What are Altcoins?
Altcoins are all cryptocurrencies that aren’t Bitcoin. The term comes from “alternative coins,” because early projects were created as alternatives to Bitcoin’s original design. Over time, altcoins evolved into a broad category that includes smart-contract platforms, stablecoins, privacy coins, meme tokens, governance tokens, and thousands of experiments. In essence, altcoins form the backdrop of innovation and speculation around the crypto ecosystem.
People create altcoins for different reasons. Some aim to improve technical limitations: faster block times, lower fees, new consensus mechanisms. Others introduce entirely new capabilities, like programmable smart contracts or private transactions. Many explore economic ideas; fixed supply, inflationary models, algorithmic stabilization, or governance by token holders. And some exist primarily as cultural products, memes, or community movements.
A simple analogy is comparing Bitcoin to the first reliable car ever invented. Altcoins are everything that came afterward: trucks, motorcycles, electric cars, race cars, and quirky experimental vehicles. Some outperform the original in specific areas; others are fragile prototypes that never leave the test track.
Altcoins vary widely in purpose and quality. They can be grouped into categories that highlight their differences:
Smart-contract platforms
Examples: Ethereum, Solana, Avalanche
Built for decentralized apps, tokens, and programmable finance
Stablecoins
Examples: USDT, USDC, DAI
Designed to maintain a stable value, usually pegged to a currency like the dollar
Privacy coins
Examples: Monero, Zcash
Focus on hiding transaction details to protect user privacy
Utility and governance tokens
Used to access platforms, vote on upgrades, or participate in network decisions
Meme coins
Often community-driven, playful, or speculative
Examples: Dogecoin, Shiba Inu
Experimentation and research projects
Explore new consensus models, economics, or blockchain architectures
Not all altcoins succeed. Some, like Ethereum or Solana, become critical infrastructure for the broader ecosystem. Others fade out due to lack of adoption, poor design, or simple market disinterest. A few collapse dramatically; like Terra’s algorithmic stablecoin system; showing how experimental economics can fail at scale.

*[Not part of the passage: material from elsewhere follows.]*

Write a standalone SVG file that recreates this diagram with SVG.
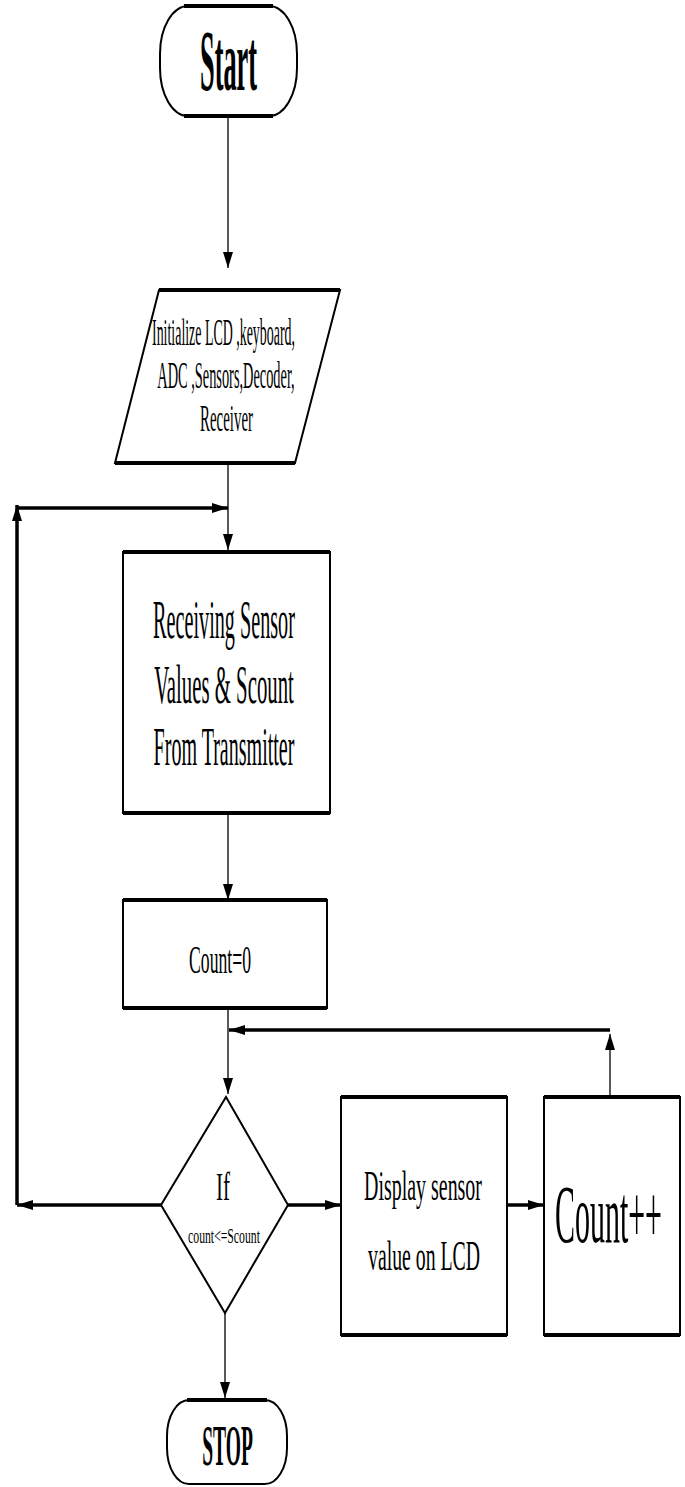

Understanding altcoins also means understanding their risks:
They are often more volatile than Bitcoin.
Many projects rely on small teams, making them fragile.
Some suffer from poor security, limited decentralization, or unclear regulation.
Community hype sometimes drives value more than real utility.
At the same time, altcoins drive much of the industry’s innovation. Smart contracts, NFTs, DeFi, low-fee blockchains, cross-chain tools, and privacy features all emerged from the altcoin landscape rather than Bitcoin’s conservative development approach.
Altcoins represent exploration. They push boundaries, test new ideas, and occasionally create breakthroughs that shape the entire crypto world. Some become essential building blocks. Others remain speculative experiments. But together, they illustrate how open-source technology encourages rapid iteration and bold creativity; sometimes brilliant, sometimes flawed, always evolving.
Recap
Altcoins are any cryptocurrencies other than Bitcoin. They range from major smart-contract platforms and stablecoins to experimental, speculative, or community-driven projects.
While some altcoins aim to improve on Bitcoin’s limitations or introduce new functionality, others explore economic models, privacy features, or cultural ideas.
Comment
Even though Bitcoin is still leading the dance, altcoins are slowly but surely taking over. Thanks to more applications, many altcoins are now at the forefront of technological innovation within the crypto sphere.
Soon enough, some of them will dethrone bitcoin as the number one crypto on the market.
FAQ
Why do altcoins exist if Bitcoin already works?
Bitcoin is designed to be stable and conservative. Altcoins exist to experiment with features Bitcoin doesn’t prioritize, such as smart contracts, faster transactions, privacy, or new economic models.
Is Ethereum an altcoin?
Yes. Even though it’s the second-largest cryptocurrency, Ethereum is still considered an altcoin because it is not Bitcoin.
Are altcoins riskier than Bitcoin?
Generally, yes. Most altcoins are more volatile, less battle-tested, and rely on smaller developer teams or communities.
What’s the difference between altcoins and tokens?
Altcoins usually have their own blockchain (like Solana or Avalanche). Tokens are built on top of existing blockchains, often using smart contracts.
Are meme coins considered altcoins?
Yes. Meme coins are a subset of altcoins, often driven by community culture, humor, or social momentum rather than technical innovation.
Can altcoins fail even if the technology is good?
Absolutely. Adoption, incentives, timing, regulation, and competition matter as much as technical quality.
Why do some altcoins outperform Bitcoin in bull markets?
Altcoins often have smaller market caps, so new capital can push prices up faster. This also means they tend to fall harder in downturns.
Do altcoins have long-term value?
Some do. Projects that provide real infrastructure or utility can become long-term pillars. Many others are short-lived experiments.